# GRAND-AM, ALMS Announce Class Structure for Unified Series. Best of Both Worlds Except P1.



## [email protected] (Apr 9, 2004)

Those planning the 2014 merger of GRAND-AM and the American Le Mans series have announced a plan for unification to begin following this coming racing season. The overall net action is to retain most classes from both series with the notable exception of P1.

While perhaps good for the Audi R8 GRAND-AM and maybe even R8 LMS ultra, this likely sidelines the Audi R18 or its expected successor unless the new series opens up specific races such as the 12 Hours of Sebring to include an exception. While such a move isn't explicitly mentioned in the joint press release from the ALMS and GRAND-AM, we're hearing rumors that the 24 Hours of Le Mans (and notably not the entire WEC schedule) could open up a class for GRAND-AM spec Daytona Prototypes. If that came to fruition, then a corresponding opening for WEC P1s is plausible for bigger venue events such as the 12 Hours of Sebring or Petit Le Mans.

Read the full press release below (source: American Le Mans Series)

Organizations Taking Inclusionary, ‘Best Of Both Worlds’ Multi-Class Approach

DAYTONA BEACH, Fla. – Underscoring the cooperative spirit of their merger announced last September, GRAND-AM Road Racing and the American Le Mans Series presented by Tequila Patrón today unveiled the initial concept for the organizations’ unified competition class structure that will debut in January 2014 at the 52nd running of the Rolex 24 At Daytona.

The lineup – in effect for the 2014 and 2015 seasons – is based on a philosophy of inclusion. The majority of classes from both the GRAND-AM Rolex Sports Car Series and the ALMS will be retained with the exception of the ALMS’ P1 prototype class.

Individual class names have yet to be determined. The planned structure:

• GRAND-AM’s DP and the ALMS’ P2 classes will combine into one, headlining prototype class that also will include the revolutionary DeltaWing prototype, with performance of the cars balanced to maintain close competition.
• The ALMS’ Prototype Challenge (PC) class for spec prototypes will continue to run as a separate class.
• Both of the organizations’ production-based GT classes will continue as separate, distinct categories based on performance, preserving each class’ proud history and loyal fan following. As part of this plan, the ALMS’ GTC cars will join the GRAND-AM GTs.
• GRAND-AM’s new GX class, which is debuting at this year’s Rolex 24 later this month, is being explored as a possible addition to the GRAND-AM half of the GT mix in 2014-15. There also is the possibility that GX will run separately as a fifth class.

Specifications for all classes still are being determined and will be announced later this year. In addition, there will be continued discussion regarding the increasing inclusion of green technologies in the new unified series.

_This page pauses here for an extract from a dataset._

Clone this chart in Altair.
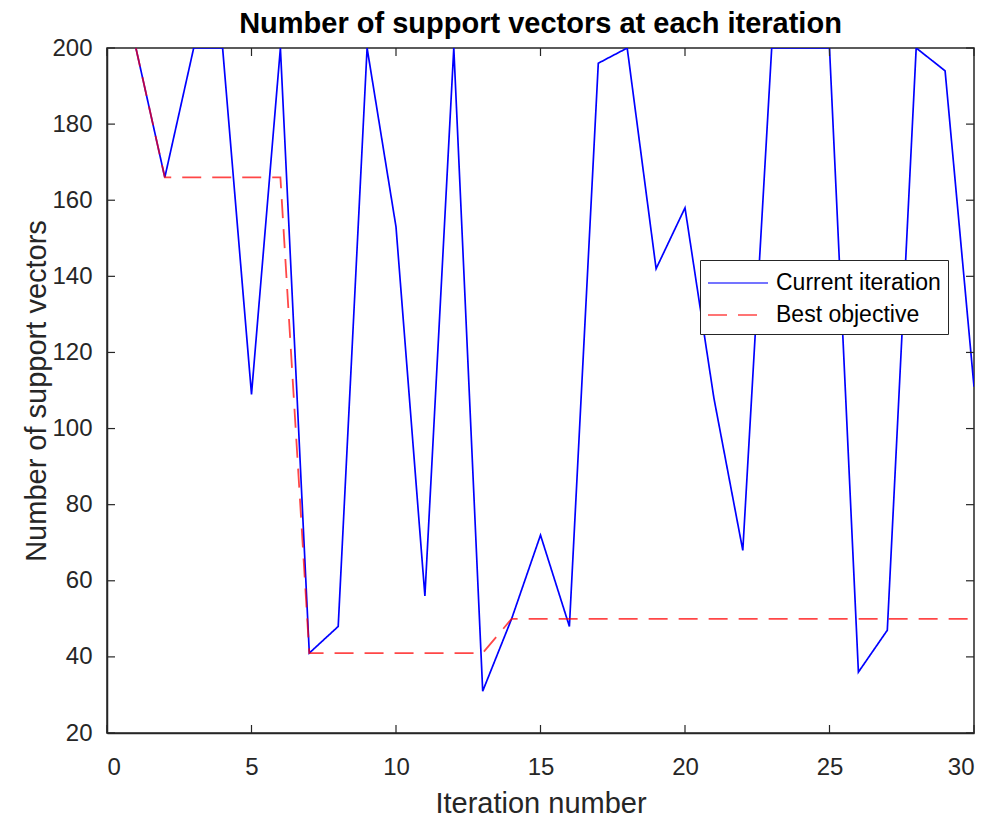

“This is a ‘best of both worlds’ approach that reflects the fact we have a true merger evolving on a daily basis,” said GRAND-AM Managing Director of Competition Richard Buck.

“And this announcement is only a first step in solidifying our class structure. Our organizations’ respective competition departments are working diligently on balance of performance for the top prototype class, plus overall class specifications across the board.

“This process is not being rushed. We are carefully gathering input from drivers, teams and stakeholders throughout the sports car industry, emphasizing inclusion, as we work toward a simple – but also complex – goal: we want to get it right the first time.”

Added International Motor Sports Association and ALMS Chief Operating Officer Scot Elkins: “Numerous important partners and stakeholders have been invaluable during this process. We could not have reached these decisions as rapidly as we did without that assistance. Many factors were taken into consideration for this initial conceptual lineup, but the priority was to enable as many current competitors as possible to continue racing with their existing equipment.

“We also want to thank the Automobile Club de l'Ouest (ACO) for its input as we strive to maintain the important ability of teams to qualify for and race in the 24 Hours of Le Mans.”


----------